In any alternative reimbursement, arrangement practitioners should not cast reflections on the probity, professional reputation or skill of another practitioner registered under the Health Professions Act. This ethical rule should be read together with the ethical rule that prohibits canvassing.

2.5. Professional Confidentiality (Ethical Rule No.13)

Should there be other role players in the alternative reimbursement arrangement on who will have access to the patient’s confidential information, an individual practitioner has a duty to obtain an expressed consent from the patient. Practitioners are reminded that they still have an individual duty to their patients and this duty should not be compromised by an alternative reimbursement arrangement.

2.6. Professional Appointments (Ethical Rule No.18)
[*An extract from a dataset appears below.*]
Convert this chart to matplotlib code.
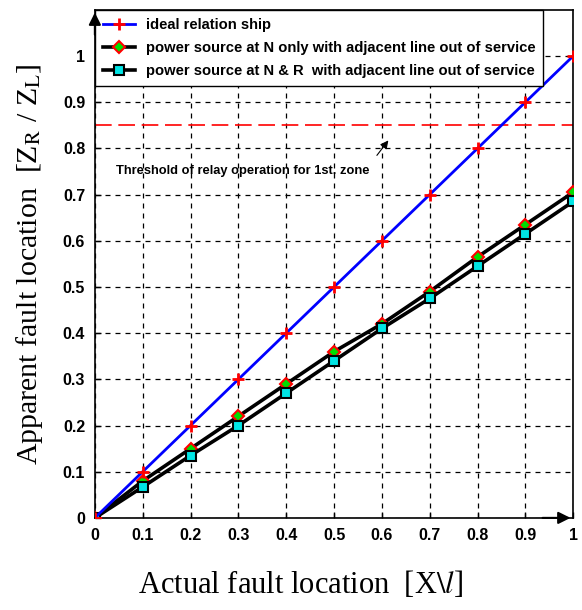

Practitioners are advised to refrain from arrangements which have an element of rendering them as employees in terms of Section 200A of the Labour Relations Act which states that, ‘…, a person who works for, or renders services to, any other person is presumed, regardless of the form of the contract, to be an employee, if any one or more of the following factors are present:

  • The manner in which the person works is subject to the control or direction of another person;
  • The person’s hours of work are subject to the control or direction of another person;
  • The person is economically dependent on the other person for whom she/he works or renders services;
  • The person is provided with tools of trade or work equipment by the other person.

It is Council’s view that any arrangement that compromises the practitioner’s professional autonomy with the imposition of clinical pathways or clinical protocols which also prevents the practitioners from acting in the best interest of their individual patients renders such practitioners as employees and such contract should be made available to Council in terms of Ethical Rule 18.

2.7. Reporting of impairment or of unprofessional, illegal or unethical conduct (Ethical Rule No. 25)

Practitioners are reminded of their duty in terms of this rule to report any unprofessional, illegal or unethical conduct on the part of another practitioner to the HPCSA. Council shall provide a dedicated platform for practitioners or any other person to report any unprofessional/illegal/ unethical conduct related or not related to alternative reimbursement arrangements so that further action can be taken against such practitioners.

2.8. Main responsibilities of healthcare practitioners (Ethical Rule No. 27A)

Practitioners should always remember that alternative reimbursement arrangements do not absolve them from their duties or responsibilities. These duties or responsibilities include, but are not limited to the following:

  • Acting in the best interest of their patients;
  • Respecting patient confidentiality, privacy, choices and dignity;
  • Maintaining the highest standards of personal conduct and integrity;
  • Providing adequate information about the patient’s diagnosis, treatment options and alternatives, costs associated with each alternative and any other pertinent information to enable the patient to exercise a choice in terms of treatment and informed decision-making pertaining to his or her health and that of others;
  • Keeping their professional knowledge and skills up to date;
  • Maintaining proper and effective communication with their patients and other professionals;
  • Obtain informed consent from their patients including informing patients about their professional fees for services to be rendered in terms of Section 53(1) of the Health Professions Act; and
    Furnishing their patients with a detailed account in terms of Section 53(2) of the Health Professions Act and Section 59(1) of the Medical Schemes Act.

3. Conclusion

The guidance provided here is not exhaustive and practitioners can direct an email to for further guidance. Council commits itself to a turnaround time of 5 working days to respond to any request for guidance on global fees.

Practitioners have 90 days to correct any arrangement that is in contravention of the HPCSA’s rules or to terminate such an arrangement.